Beginning in June 1934, the Indian Reorganization Act made it possible for tribal governments to organize on a conventional legislative basis, but government support of tribes was funneled through the Bureau of Indian Affairs or (after 1954) the Public Health Service. Other Congressional action encouraged the termination of the recognition of tribes as a means of assimilating Indians into the dominant society. The government lost track of some tribes and some reservations passed into private hands.

The Economic Opportunity Act of 1964 enabled state, city, county, and tribal governments to apply directly for money for a variety of local programs. The federal government began to treat tribal governments on an equal basis with other political subdivisions. The tribes began to develop mechanisms to apply for and spend monies on programs they had designed. Various government agencies established “Indian desks” (Stuart, 212) to handle tribal requests.

The Indian Self-Determination and Education Assistance Act, passed in January 1975, made it easier for tribes to exercise their right to self-determination by transferring more services from the BIA and government agencies to the tribes themselves.
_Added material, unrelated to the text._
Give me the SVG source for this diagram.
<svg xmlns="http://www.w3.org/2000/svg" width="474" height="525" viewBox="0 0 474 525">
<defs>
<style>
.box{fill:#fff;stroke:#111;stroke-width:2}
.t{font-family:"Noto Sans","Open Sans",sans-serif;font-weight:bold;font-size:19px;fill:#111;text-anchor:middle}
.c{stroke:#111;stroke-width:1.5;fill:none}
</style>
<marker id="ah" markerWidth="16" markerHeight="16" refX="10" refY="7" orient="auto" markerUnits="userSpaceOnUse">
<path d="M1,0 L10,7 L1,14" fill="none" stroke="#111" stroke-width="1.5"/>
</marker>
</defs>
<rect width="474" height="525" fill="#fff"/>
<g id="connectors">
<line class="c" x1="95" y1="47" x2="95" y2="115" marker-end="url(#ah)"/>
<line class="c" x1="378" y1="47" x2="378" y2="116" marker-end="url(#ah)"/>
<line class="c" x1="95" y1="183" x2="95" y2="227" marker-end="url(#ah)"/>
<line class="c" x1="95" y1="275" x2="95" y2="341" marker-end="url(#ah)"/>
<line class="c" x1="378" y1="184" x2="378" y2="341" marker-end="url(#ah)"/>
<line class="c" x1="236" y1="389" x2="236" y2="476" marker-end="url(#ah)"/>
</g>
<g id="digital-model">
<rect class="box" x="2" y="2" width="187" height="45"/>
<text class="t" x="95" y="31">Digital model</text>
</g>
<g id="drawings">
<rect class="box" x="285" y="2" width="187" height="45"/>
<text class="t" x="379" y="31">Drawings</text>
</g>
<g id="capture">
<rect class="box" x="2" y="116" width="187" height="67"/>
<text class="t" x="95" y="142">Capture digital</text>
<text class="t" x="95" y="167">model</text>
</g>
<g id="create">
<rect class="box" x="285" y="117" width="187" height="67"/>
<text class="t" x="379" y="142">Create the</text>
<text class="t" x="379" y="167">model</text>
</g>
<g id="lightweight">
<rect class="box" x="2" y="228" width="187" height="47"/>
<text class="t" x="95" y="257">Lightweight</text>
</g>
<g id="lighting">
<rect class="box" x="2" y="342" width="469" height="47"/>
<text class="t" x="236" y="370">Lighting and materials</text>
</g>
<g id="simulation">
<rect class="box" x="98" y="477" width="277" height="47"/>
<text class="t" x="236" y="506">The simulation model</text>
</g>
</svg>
Paul H. Stuart, “Government Agencies,” Native America in the Twentieth Century: An Encyclopedia (New York: Garland Publishing Co., 1996), 210-214; Larry W. Burt, “Termination and Restoration,” Ibid., 221-223; Economic Opportunity Act, Pub. L 88-452, 78 Stat. 508 (1964); Indian Reorganization Act, 25 U.S.C. 461 et seq, 48 Stat. 984 (1934); Indian Self-Determination and Education Assistance Act, 25 U.S.C. 450 et seq., Pub. L. 93-638, 88 Stat. 2203 (1975).